Client: City of Portland and the Portland International Jetport
Location: Portland, ME, United States
Completion date: 2011
Artwork budget: $80,000
Project Team
Artist
Wendy Klemperer
Wendy Klemperer Art Inc
Public Art Agent
June LaCombe
June LaCombe SCULPTURE
Other
Paul Bradbury, Airport Director
Portland International Jetport
Overview
Ten wildlife sculptures installed along the rolling hills of the entryway drive to the Portland International Jetport. The sculptures are made from salvaged steel, primarily rebar, and some are painted. They are about 1.5 times life, giving presence and vitality, but still evoking the experience of a sudden and unexpected glimpse of wildlife around a turn in the road.
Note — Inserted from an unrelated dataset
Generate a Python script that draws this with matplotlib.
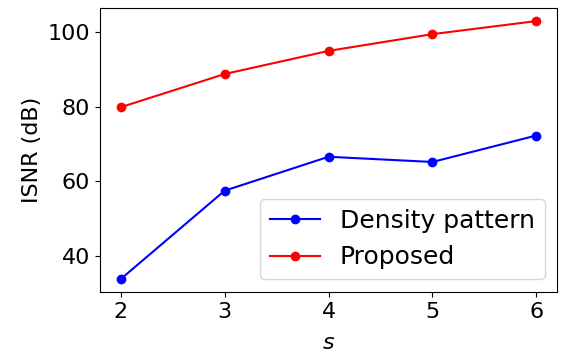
import matplotlib
matplotlib.use("Agg")
import matplotlib.pyplot as plt

# Values
s_values = [2, 3, 4, 5, 6]
density_pattern = [33.8, 57.5, 66.6, 65.2, 72.3]
proposed = [79.9, 88.8, 95.0, 99.5, 103.0]

plt.rcParams['font.size'] = 16

fig, ax = plt.subplots(figsize=(5.65, 3.56), dpi=100)
ax.plot(s_values, density_pattern, 'o-', color='blue', label='Density pattern')
ax.plot(s_values, proposed, 'o-', color='red', label='Proposed')
ax.set_xlabel('$s$', labelpad=8)
ax.set_ylabel('ISNR (dB)')
ax.set_xticks(s_values)
ax.set_yticks([40, 60, 80, 100])
ax.legend(loc='lower right', fontsize=18)

fig.subplots_adjust(left=0.177, right=0.986, top=0.977, bottom=0.18)
fig.savefig('out.png')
The animals are typical of Maine wildlife, although the wolf is extirpated; there is a movement to reintroduce them to the state. The installation acts as a welcome to travelers, to intrigue them to discover and explore the nature of Maine.
Goals
The sculptures were included in a solo show of my work exhibited for 1 year at Coastal Maine Botanical Gardens in Boothbay in 2009, and then at Maine Audubon in Falmouth in 2010. "Re-Imagined" was an exhibition of 21 larger than life sculptures that spoke to the extirpation of species, through hunting, habitat loss, and climate change. Represented were wolves, lynx, elk, as well as species currently thriving such as deer, fox, and porcupine. The gestural, skeletal forms allowed the environment to merge in the image of their bodies; their shadowy forms created a sense of appearing and disappearing before one's eyes. I hoped to evoke the larger than life presence a wild animal can hold in our imagination.
Process
June LaCombe Sculpture, who has represented my work in Maine since 2005, organized these solo shows with me. One of her collectors, William Hamill of Yarmouth Maine (now deceased) purchased ten of the pieces. Together, he and June LaCombe, along with Paul Bradbury, director of the Portland Jetport, created a proposal for the Portland Public Art Committee. After many discussions and meetings, the Public Art Committee accepted the donation of this collection from William Hamill, with his condition that they be permanently exhibited at the Jetport. It was a true collaboration of many parties. It has become an emblematic and much loved piece of public art that has ben written about in the Portland Press Herald, Maine Magazine, and several other publications.